:: Data supplied
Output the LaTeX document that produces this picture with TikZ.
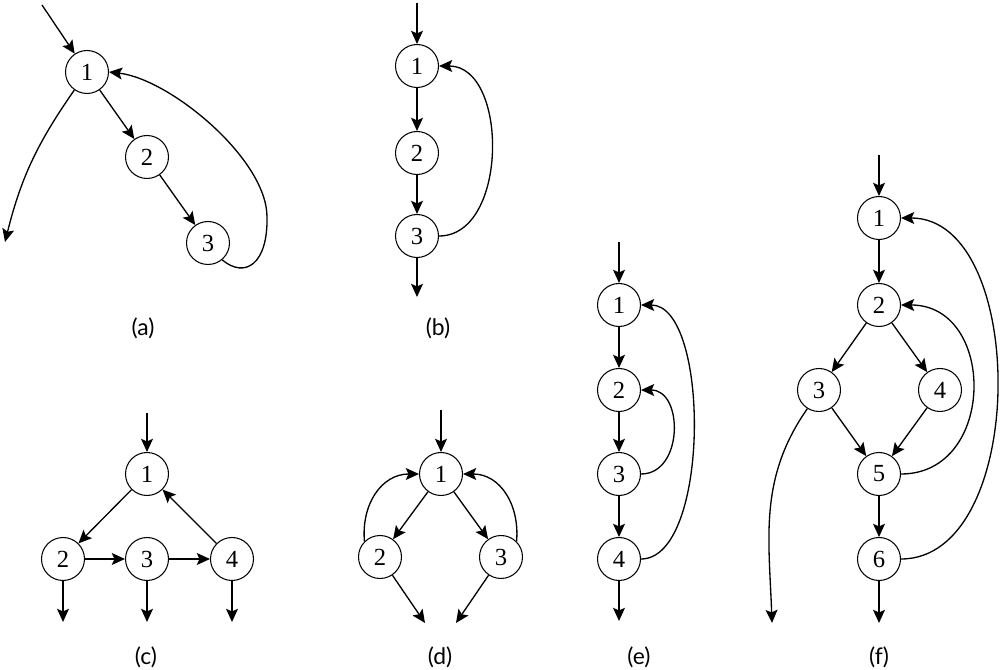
\documentclass[tikz,border=0pt]{standalone}
\usepackage{fontspec}
\setmainfont{Liberation Serif}
\newfontfamily\capfont{Lato}
\usetikzlibrary{arrows.meta}

\begin{document}
\begin{tikzpicture}[
    x = 0.02cm,
    y = 0.02cm,
    vertex/.style = {draw, circle, minimum size=0.86cm, inner sep=0pt,
      line width=0.6pt, font=\fontsize{14}{16}\selectfont},
    flow/.style = {-{Stealth[length=7.5pt, width=6.8pt, inset=1.5pt]},
      line width=0.75pt},
    lbl/.style = {font=\capfont\fontsize{13}{15}\selectfont},
    ]
    \useasboundingbox (0,0) rectangle (1000,669);
    % graph (a)
    \node[vertex] (a1) at (87,597) {1};
    \node[vertex] (a2) at (147,512) {2};
    \node[vertex] (a3) at (208,426) {3};
    \coordinate (a0) at (42,664);
    \coordinate (aout) at (5,427);
    \draw[flow] (a0) -- (a1);
    \draw[flow] (a1) -- (a2);
    \draw[flow] (a2) -- (a3);
    \draw[flow] (a1.-125) to[out=-125, in=76] (aout);
    \draw[flow] (a3.-50) .. controls (245,390) and (268,405) .. (267,452)
      .. controls (267,510) and (170,590) .. (a1.east);
    \node[lbl] (la) at (143,341) {(a)};
    % graph (b)
    \node[vertex] (b1) at (417,603) {1};
    \node[vertex] (b2) at (417,516) {2};
    \node[vertex] (b3) at (417,433) {3};
    \coordinate (b0) at (417,666);
    \coordinate (bout) at (417,372);
    \draw[flow] (b0) -- (b1);
    \draw[flow] (b1) -- (b2);
    \draw[flow] (b2) -- (b3);
    \draw[flow] (b3) -- (bout);
    \draw[flow] (b3.east) to[out=0, in=0, looseness=1.05] (b1.east);
    \node[lbl] (lb) at (438,341) {(b)};
    % graph (c)
    \node[vertex] (c1) at (147,195) {1};
    \node[vertex] (c2) at (63,110) {2};
    \node[vertex] (c3) at (147,110) {3};
    \node[vertex] (c4) at (232,110) {4};
    \coordinate (c0) at (147,256);
    \draw[flow] (c0) -- (c1);
    \draw[flow] (c1) -- (c2);
    \draw[flow] (c2) -- (c3);
    \draw[flow] (c3) -- (c4);
    \draw[flow] (c4) -- (c1);
    \foreach \n/\x in {2/63, 3/147, 4/232}
    {
      \coordinate (c\n out) at (\x,47);
      \draw[flow] (c\n) -- (c\n out);
    }
    \node[lbl] (lc) at (146,12) {(c)};
    % graph (d)
    \node[vertex] (d1) at (441,195) {1};
    \node[vertex] (d2) at (380,112) {2};
    \node[vertex] (d3) at (501,112) {3};
    \coordinate (d0) at (441,259);
    \coordinate (d2out) at (425,46);
    \coordinate (d3out) at (456,46);
    \draw[flow] (d0) -- (d1);
    \draw[flow] (d1) -- (d2);
    \draw[flow] (d1) -- (d3);
    \draw[flow] (d2) -- (d2out);
    \draw[flow] (d3) -- (d3out);
    \draw[flow] (d2.135) to[out=95, in=180, looseness=1.1] (d1.west);
    \draw[flow] (d3.45) to[out=85, in=0, looseness=1.1] (d1.east);
    \node[lbl] (ld) at (440,12) {(d)};
    % graph (e)
    \foreach \n/\y in {1/364, 2/279, 3/195, 4/110}
    \node[vertex] (e\n) at (619,\y) {\n};
    \coordinate (e0) at (619,427);
    \coordinate (eout) at (619,48);
    \draw[flow] (e0) -- (e1);
    \draw[flow] (e1) -- (e2);
    \draw[flow] (e2) -- (e3);
    \draw[flow] (e3) -- (e4);
    \draw[flow] (e4) -- (eout);
    \draw[flow] (e3.east) to[out=0, in=0, looseness=1.3] (e2.east);
    \draw[flow] (e4.east) to[out=0, in=0, looseness=0.7] (e1.east);
    \node[lbl] (le) at (639,12) {(e)};
    % graph (f)
    \node[vertex] (f1) at (879,451) {1};
    \node[vertex] (f2) at (879,364) {2};
    \node[vertex] (f3) at (819,279) {3};
    \node[vertex] (f4) at (940,279) {4};
    \node[vertex] (f5) at (879,195) {5};
    \node[vertex] (f6) at (879,110) {6};
    \coordinate (f0) at (879,514);
    \coordinate (fout) at (879,46);
    \coordinate (f3out) at (772,46);
    \draw[flow] (f0) -- (f1);
    \draw[flow] (f1) -- (f2);
    \draw[flow] (f2) -- (f3);
    \draw[flow] (f2) -- (f4);
    \draw[flow] (f3) -- (f5);
    \draw[flow] (f4) -- (f5);
    \draw[flow] (f5) -- (f6);
    \draw[flow] (f6) -- (fout);
    \draw[flow] (f3.-122) to[out=-125, in=92] (f3out);
    \draw[flow] (f5.east) to[out=0, in=0, looseness=1.45] (f2.east);
    \draw[flow] (f6.east) to[out=0, in=0, looseness=0.96] (f1.east);
    \node[lbl] (lf) at (879,12) {(f)};
  \end{tikzpicture}
\end{document}
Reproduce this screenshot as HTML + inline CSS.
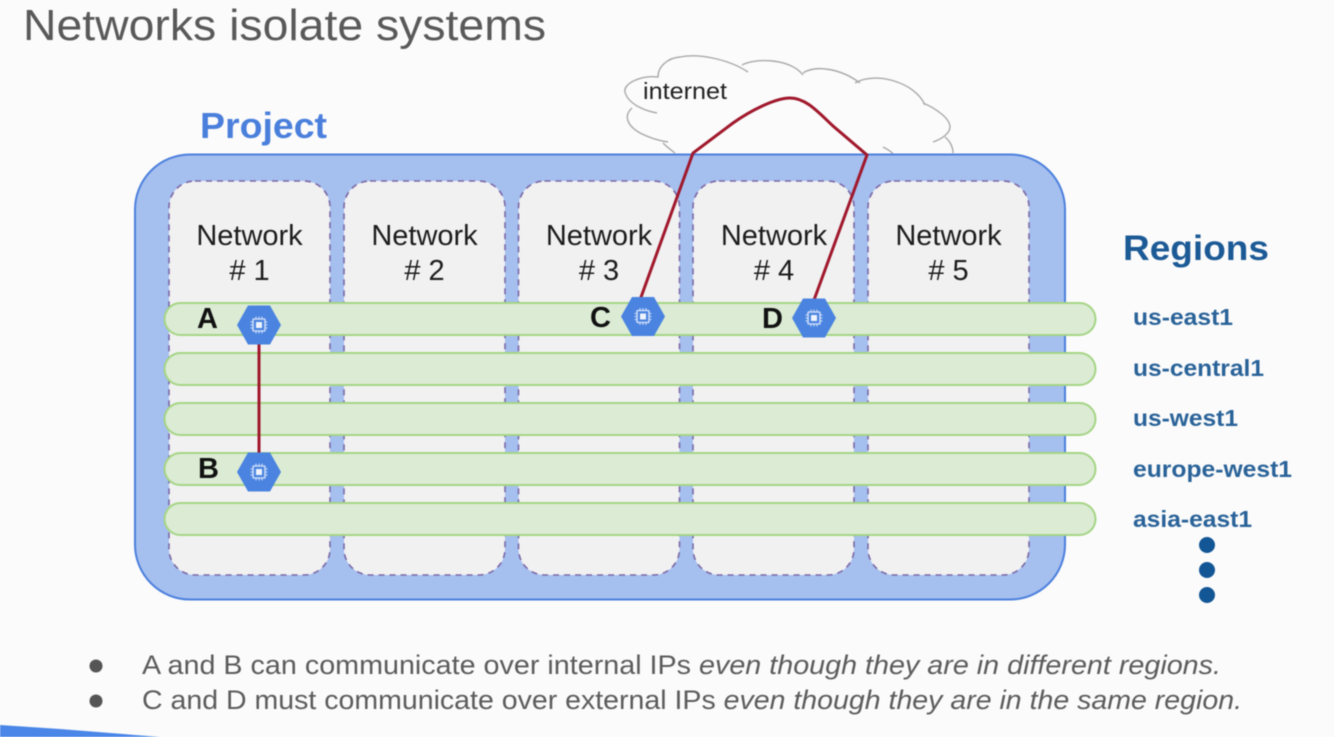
<!DOCTYPE html>
<html>
<head>
<meta charset="utf-8">
<style>
html,body{margin:0;padding:0;background:#fbfbfb;width:1334px;height:737px;overflow:hidden}
svg{display:block;font-family:"Liberation Sans",sans-serif;filter:blur(0.4px)}
</style>
</head>
<body>
<svg width="1334" height="737" viewBox="0 0 1334 737">
<defs>
<g id="vm">
<polygon points="-22,0 -11,-19.5 11,-19.5 22,0 11,19.5 -11,19.5" fill="#4a84e0"/>
<rect x="-6" y="-6" width="12" height="12" rx="1" fill="none" stroke="#c9daf8" stroke-width="1.6"/>
<rect x="-3" y="-3" width="6" height="6" fill="#eef3fc"/>
<path d="M-3-8.500v2M0-8.500v2M3-8.500v2M-3 6.500v2M0 6.500v2M3 6.500v2M-8.500-3h2M-8.500 0h2M-8.500 3h2M6.500-3h2M6.500 0h2M6.500 3h2" stroke="#c9daf8" stroke-width="1"/>
</g>
</defs>
<rect width="1334" height="737" fill="#fbfbfb"/>
<polygon points="0,725 60,729 160,737 0,737" fill="#4a86e8"/>
<text x="23" y="40" font-size="44" fill="#595959" textLength="523" lengthAdjust="spacingAndGlyphs">Networks isolate systems</text>

<!-- cloud -->
<path d="M657,113C645,111 628,104 625,92C623,84 640,75 658,77C658,66 668,58 680,57C700,53 730,60 748,72M742,65C755,58 790,58 803,75M803,73C815,65 840,68 860,83M855,83C875,71 915,82 925,105M923,103C935,108 950,118 950,127C950,133 942,139 933,142M945,137C950,141 953,147 953,153M632,108C624,115 626,125 640,133C650,138 660,141 668,142M663,143C667,147 671,150 675,153M883,147C887,149 891,151 893,154" fill="none" stroke="#a9a9a9" stroke-width="1.4"/>
<text x="643" y="99" font-size="23" fill="#222" textLength="84" lengthAdjust="spacingAndGlyphs">internet</text>

<text x="200" y="138" font-size="36" font-weight="bold" fill="#4a7fdc" textLength="127" lengthAdjust="spacingAndGlyphs">Project</text>

<!-- project -->
<rect x="135" y="154.500" width="930" height="445" rx="55" ry="55" fill="#a5bfef" stroke="#4d80dd" stroke-width="2"/>

<!-- networks -->
<g fill="#f1f1f1" stroke="#7a68a6" stroke-width="1.6" stroke-dasharray="6 5">
<rect x="169" y="181" width="161" height="394" rx="26"/>
<rect x="344" y="181" width="161" height="394" rx="26"/>
<rect x="518.500" y="181" width="161" height="394" rx="26"/>
<rect x="693" y="181" width="161" height="394" rx="26"/>
<rect x="868" y="181" width="161" height="394" rx="26"/>
</g>
<g font-size="29" fill="#1c1c1c" text-anchor="middle">
<text x="249.500" y="245">Network</text><text x="249.500" y="280"># 1</text>
<text x="424.500" y="245">Network</text><text x="424.500" y="280"># 2</text>
<text x="599" y="245">Network</text><text x="599" y="280"># 3</text>
<text x="774" y="245">Network</text><text x="774" y="280"># 4</text>
<text x="948.500" y="245">Network</text><text x="948.500" y="280"># 5</text>
</g>

<!-- regions bars -->
<g fill="#dbebd4" stroke="#a5d585" stroke-width="2">
<rect x="164.500" y="303" width="931" height="32" rx="16"/>
<rect x="164.500" y="353" width="931" height="32" rx="16"/>
<rect x="164.500" y="403" width="931" height="32" rx="16"/>
<rect x="164.500" y="453" width="931" height="32" rx="16"/>
<rect x="164.500" y="503" width="931" height="32" rx="16"/>
</g>

<!-- links -->
<g fill="none" stroke="#a0182c" stroke-width="3">
<path d="M259,340V456"/>
<path d="M640,300L693,153L733,123C750,111 775,98 790,98C806,98 818,112 833,126L867,155L814,300"/>
</g>

<use href="#vm" x="259" y="325"/>
<use href="#vm" x="259" y="472"/>
<use href="#vm" x="643" y="316.500"/>
<use href="#vm" x="814" y="318"/>

<g font-size="29" font-weight="bold" fill="#111">
<text x="197" y="328">A</text>
<text x="198" y="478">B</text>
<text x="590" y="327">C</text>
<text x="762" y="328">D</text>
</g>

<text x="1123" y="260" font-size="35" font-weight="bold" fill="#1c5a96" textLength="146" lengthAdjust="spacingAndGlyphs">Regions</text>
<g font-size="23" font-weight="bold" fill="#2a6399">
<text x="1133" y="325" textLength="100" lengthAdjust="spacingAndGlyphs">us-east1</text>
<text x="1133" y="376" textLength="131" lengthAdjust="spacingAndGlyphs">us-central1</text>
<text x="1133" y="426" textLength="105" lengthAdjust="spacingAndGlyphs">us-west1</text>
<text x="1133" y="477" textLength="159" lengthAdjust="spacingAndGlyphs">europe-west1</text>
<text x="1133" y="527" textLength="119" lengthAdjust="spacingAndGlyphs">asia-east1</text>
</g>
<g fill="#125696">
<circle cx="1207" cy="545" r="8"/>
<circle cx="1207" cy="570" r="8"/>
<circle cx="1207" cy="595" r="8"/>
</g>

<circle cx="96" cy="666" r="6.500" fill="#555"/>
<circle cx="96" cy="701" r="6.500" fill="#555"/>
<g font-size="27" fill="#5c5c5c">
<text x="142" y="674" textLength="1079" lengthAdjust="spacingAndGlyphs">A and B can communicate over internal IPs <tspan font-style="italic">even though they are in different regions.</tspan></text>
<text x="142" y="709" textLength="1100" lengthAdjust="spacingAndGlyphs">C and D must communicate over external IPs <tspan font-style="italic">even though they are in the same region.</tspan></text>
</g>
</svg>
</body>
</html>
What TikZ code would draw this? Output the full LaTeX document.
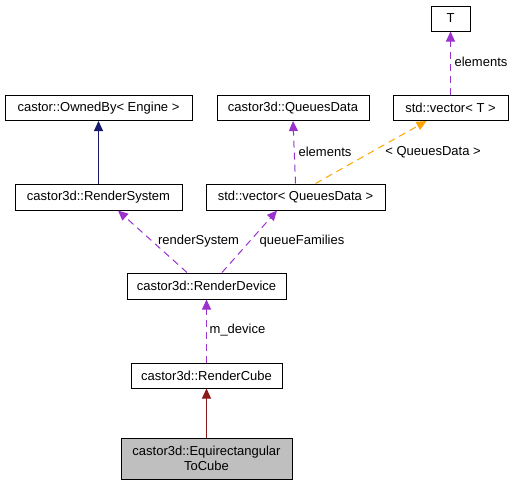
::::
● **Task instructions**: Isolate the lines above that contain the word "LaTeX" and copy them.

● **Final result**:
Output the LaTeX document that produces this picture with TikZ.
What TikZ code would draw this? Output the full LaTeX document.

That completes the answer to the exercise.